**SOURCE MATERIAL**:

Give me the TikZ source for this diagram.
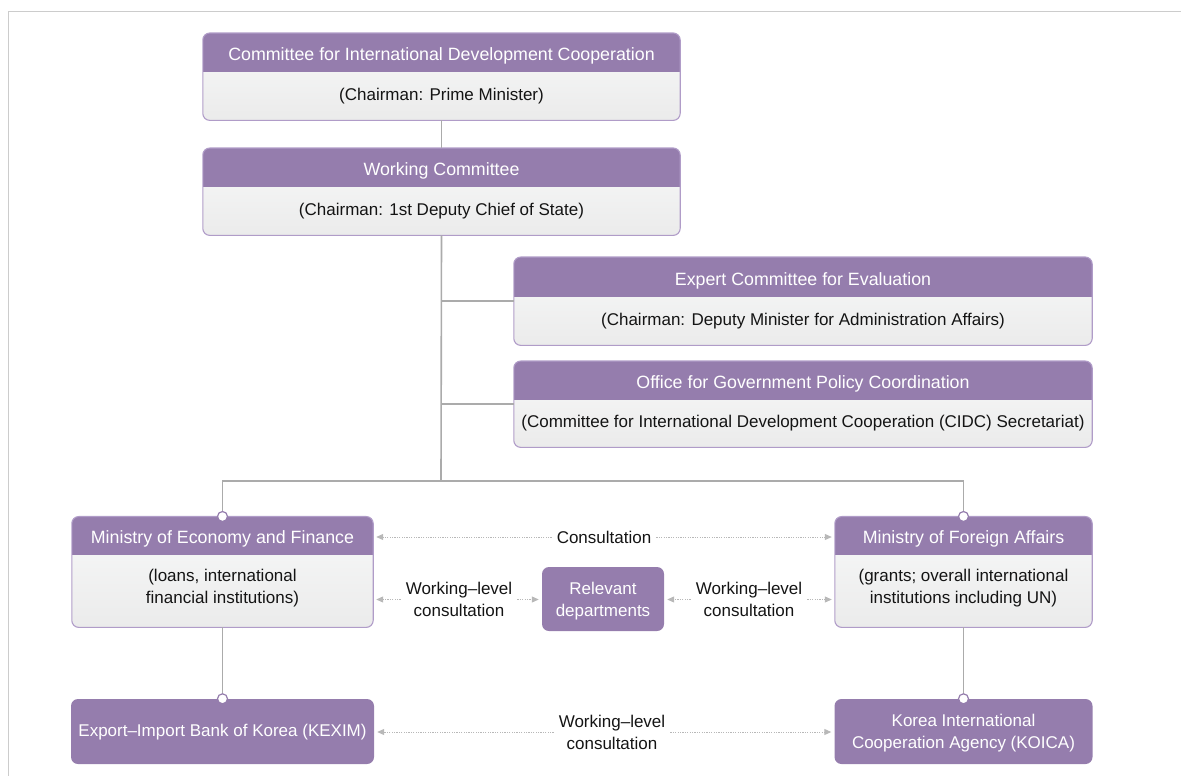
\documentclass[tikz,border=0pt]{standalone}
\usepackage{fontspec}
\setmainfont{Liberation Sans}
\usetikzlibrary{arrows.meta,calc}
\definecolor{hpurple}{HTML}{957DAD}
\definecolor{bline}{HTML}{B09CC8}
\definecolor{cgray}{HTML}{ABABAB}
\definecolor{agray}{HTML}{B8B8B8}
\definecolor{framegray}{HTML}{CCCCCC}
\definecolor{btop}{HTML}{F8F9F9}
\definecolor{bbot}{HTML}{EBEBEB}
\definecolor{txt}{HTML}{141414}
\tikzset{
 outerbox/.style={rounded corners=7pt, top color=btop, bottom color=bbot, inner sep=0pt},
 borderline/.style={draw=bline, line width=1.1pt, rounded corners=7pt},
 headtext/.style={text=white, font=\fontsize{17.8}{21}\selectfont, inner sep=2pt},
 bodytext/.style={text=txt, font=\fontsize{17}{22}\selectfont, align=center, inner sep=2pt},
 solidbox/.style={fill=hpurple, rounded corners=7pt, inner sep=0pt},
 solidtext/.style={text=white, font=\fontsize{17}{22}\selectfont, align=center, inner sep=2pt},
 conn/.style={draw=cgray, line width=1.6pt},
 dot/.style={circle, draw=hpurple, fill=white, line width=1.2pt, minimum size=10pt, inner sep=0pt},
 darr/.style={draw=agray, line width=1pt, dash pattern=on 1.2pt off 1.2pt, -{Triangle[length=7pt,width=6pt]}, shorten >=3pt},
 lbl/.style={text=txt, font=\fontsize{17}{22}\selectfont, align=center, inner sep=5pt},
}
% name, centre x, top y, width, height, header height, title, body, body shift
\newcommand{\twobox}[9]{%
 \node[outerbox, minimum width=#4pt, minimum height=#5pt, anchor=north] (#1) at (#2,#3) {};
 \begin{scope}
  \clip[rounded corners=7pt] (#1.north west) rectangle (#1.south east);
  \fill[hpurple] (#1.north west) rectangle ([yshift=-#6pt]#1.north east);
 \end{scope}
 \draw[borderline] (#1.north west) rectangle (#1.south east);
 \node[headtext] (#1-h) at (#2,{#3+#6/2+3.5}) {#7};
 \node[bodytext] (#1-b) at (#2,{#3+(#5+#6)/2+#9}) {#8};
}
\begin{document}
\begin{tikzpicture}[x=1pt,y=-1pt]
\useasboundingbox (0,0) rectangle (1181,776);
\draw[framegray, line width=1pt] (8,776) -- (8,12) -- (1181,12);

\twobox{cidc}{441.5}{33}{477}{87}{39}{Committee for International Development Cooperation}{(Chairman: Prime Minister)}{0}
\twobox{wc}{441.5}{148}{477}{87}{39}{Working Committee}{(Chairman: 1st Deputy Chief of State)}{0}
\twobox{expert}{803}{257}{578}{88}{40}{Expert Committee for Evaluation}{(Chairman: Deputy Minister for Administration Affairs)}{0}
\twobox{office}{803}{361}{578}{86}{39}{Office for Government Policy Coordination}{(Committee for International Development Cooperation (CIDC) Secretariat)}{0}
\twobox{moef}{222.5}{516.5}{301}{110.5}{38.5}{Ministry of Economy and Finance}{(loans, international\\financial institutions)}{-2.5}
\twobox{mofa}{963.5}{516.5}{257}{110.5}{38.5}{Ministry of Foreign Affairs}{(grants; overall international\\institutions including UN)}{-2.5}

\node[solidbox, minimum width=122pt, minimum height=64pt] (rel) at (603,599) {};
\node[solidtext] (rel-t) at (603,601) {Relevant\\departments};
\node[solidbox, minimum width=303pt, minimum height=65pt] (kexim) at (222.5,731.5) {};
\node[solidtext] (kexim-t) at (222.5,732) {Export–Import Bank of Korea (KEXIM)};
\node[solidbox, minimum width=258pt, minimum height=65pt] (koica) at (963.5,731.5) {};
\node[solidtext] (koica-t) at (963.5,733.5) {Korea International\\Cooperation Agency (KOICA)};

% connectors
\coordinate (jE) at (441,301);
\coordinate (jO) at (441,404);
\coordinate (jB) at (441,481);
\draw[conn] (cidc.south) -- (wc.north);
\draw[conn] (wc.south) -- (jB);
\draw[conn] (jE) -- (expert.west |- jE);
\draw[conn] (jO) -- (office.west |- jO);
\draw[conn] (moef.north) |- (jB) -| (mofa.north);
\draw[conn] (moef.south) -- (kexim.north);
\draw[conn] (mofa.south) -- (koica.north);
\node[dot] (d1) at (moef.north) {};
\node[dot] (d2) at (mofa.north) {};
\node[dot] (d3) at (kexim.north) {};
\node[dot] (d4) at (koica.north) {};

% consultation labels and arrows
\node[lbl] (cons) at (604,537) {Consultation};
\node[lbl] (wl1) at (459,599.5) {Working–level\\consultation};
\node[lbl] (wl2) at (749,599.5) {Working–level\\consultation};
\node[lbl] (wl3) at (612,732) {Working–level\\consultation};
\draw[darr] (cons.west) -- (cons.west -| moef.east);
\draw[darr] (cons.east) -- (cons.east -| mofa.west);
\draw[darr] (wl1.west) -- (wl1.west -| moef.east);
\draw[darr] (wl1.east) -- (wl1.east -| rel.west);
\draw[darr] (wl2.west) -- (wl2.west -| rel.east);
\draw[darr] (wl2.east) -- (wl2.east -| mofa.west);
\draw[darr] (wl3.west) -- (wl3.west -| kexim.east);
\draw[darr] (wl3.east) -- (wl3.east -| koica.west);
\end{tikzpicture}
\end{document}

**EXERCISE**: From the listing, extract all text exactly as given and drop any picture.

**THE COMPLETED TASK**:
Give me the TikZ source for this diagram.
\documentclass[tikz,border=0pt]{standalone}
\usepackage{fontspec}
\setmainfont{Liberation Sans}
\usetikzlibrary{arrows.meta,calc}
\definecolor{hpurple}{HTML}{957DAD}
\definecolor{bline}{HTML}{B09CC8}
\definecolor{cgray}{HTML}{ABABAB}
\definecolor{agray}{HTML}{B8B8B8}
\definecolor{framegray}{HTML}{CCCCCC}
\definecolor{btop}{HTML}{F8F9F9}
\definecolor{bbot}{HTML}{EBEBEB}
\definecolor{txt}{HTML}{141414}
\tikzset{
 outerbox/.style={rounded corners=7pt, top color=btop, bottom color=bbot, inner sep=0pt},
 borderline/.style={draw=bline, line width=1.1pt, rounded corners=7pt},
 headtext/.style={text=white, font=\fontsize{17.8}{21}\selectfont, inner sep=2pt},
 bodytext/.style={text=txt, font=\fontsize{17}{22}\selectfont, align=center, inner sep=2pt},
 solidbox/.style={fill=hpurple, rounded corners=7pt, inner sep=0pt},
 solidtext/.style={text=white, font=\fontsize{17}{22}\selectfont, align=center, inner sep=2pt},
 conn/.style={draw=cgray, line width=1.6pt},
 dot/.style={circle, draw=hpurple, fill=white, line width=1.2pt, minimum size=10pt, inner sep=0pt},
 darr/.style={draw=agray, line width=1pt, dash pattern=on 1.2pt off 1.2pt, -{Triangle[length=7pt,width=6pt]}, shorten >=3pt},
 lbl/.style={text=txt, font=\fontsize{17}{22}\selectfont, align=center, inner sep=5pt},
}
% name, centre x, top y, width, height, header height, title, body, body shift
\newcommand{\twobox}[9]{%
 \node[outerbox, minimum width=#4pt, minimum height=#5pt, anchor=north] (#1) at (#2,#3) {};
 \begin{scope}
  \clip[rounded corners=7pt] (#1.north west) rectangle (#1.south east);
  \fill[hpurple] (#1.north west) rectangle ([yshift=-#6pt]#1.north east);
 \end{scope}
 \draw[borderline] (#1.north west) rectangle (#1.south east);
 \node[headtext] (#1-h) at (#2,{#3+#6/2+3.5}) {#7};
 \node[bodytext] (#1-b) at (#2,{#3+(#5+#6)/2+#9}) {#8};
}
\begin{document}
\begin{tikzpicture}[x=1pt,y=-1pt]
\useasboundingbox (0,0) rectangle (1181,776);
\draw[framegray, line width=1pt] (8,776) -- (8,12) -- (1181,12);

\twobox{cidc}{441.5}{33}{477}{87}{39}{Committee for International Development Cooperation}{(Chairman: Prime Minister)}{0}
\twobox{wc}{441.5}{148}{477}{87}{39}{Working Committee}{(Chairman: 1st Deputy Chief of State)}{0}
\twobox{expert}{803}{257}{578}{88}{40}{Expert Committee for Evaluation}{(Chairman: Deputy Minister for Administration Affairs)}{0}
\twobox{office}{803}{361}{578}{86}{39}{Office for Government Policy Coordination}{(Committee for International Development Cooperation (CIDC) Secretariat)}{0}
\twobox{moef}{222.5}{516.5}{301}{110.5}{38.5}{Ministry of Economy and Finance}{(loans, international\\financial institutions)}{-2.5}
\twobox{mofa}{963.5}{516.5}{257}{110.5}{38.5}{Ministry of Foreign Affairs}{(grants; overall international\\institutions including UN)}{-2.5}

\node[solidbox, minimum width=122pt, minimum height=64pt] (rel) at (603,599) {};
\node[solidtext] (rel-t) at (603,601) {Relevant\\departments};
\node[solidbox, minimum width=303pt, minimum height=65pt] (kexim) at (222.5,731.5) {};
\node[solidtext] (kexim-t) at (222.5,732) {Export–Import Bank of Korea (KEXIM)};
\node[solidbox, minimum width=258pt, minimum height=65pt] (koica) at (963.5,731.5) {};
\node[solidtext] (koica-t) at (963.5,733.5) {Korea International\\Cooperation Agency (KOICA)};

% connectors
\coordinate (jE) at (441,301);
\coordinate (jO) at (441,404);
\coordinate (jB) at (441,481);
\draw[conn] (cidc.south) -- (wc.north);
\draw[conn] (wc.south) -- (jB);
\draw[conn] (jE) -- (expert.west |- jE);
\draw[conn] (jO) -- (office.west |- jO);
\draw[conn] (moef.north) |- (jB) -| (mofa.north);
\draw[conn] (moef.south) -- (kexim.north);
\draw[conn] (mofa.south) -- (koica.north);
\node[dot] (d1) at (moef.north) {};
\node[dot] (d2) at (mofa.north) {};
\node[dot] (d3) at (kexim.north) {};
\node[dot] (d4) at (koica.north) {};

% consultation labels and arrows
\node[lbl] (cons) at (604,537) {Consultation};
\node[lbl] (wl1) at (459,599.5) {Working–level\\consultation};
\node[lbl] (wl2) at (749,599.5) {Working–level\\consultation};
\node[lbl] (wl3) at (612,732) {Working–level\\consultation};
\draw[darr] (cons.west) -- (cons.west -| moef.east);
\draw[darr] (cons.east) -- (cons.east -| mofa.west);
\draw[darr] (wl1.west) -- (wl1.west -| moef.east);
\draw[darr] (wl1.east) -- (wl1.east -| rel.west);
\draw[darr] (wl2.west) -- (wl2.west -| rel.east);
\draw[darr] (wl2.east) -- (wl2.east -| mofa.west);
\draw[darr] (wl3.west) -- (wl3.west -| kexim.east);
\draw[darr] (wl3.east) -- (wl3.east -| koica.west);
\end{tikzpicture}
\end{document}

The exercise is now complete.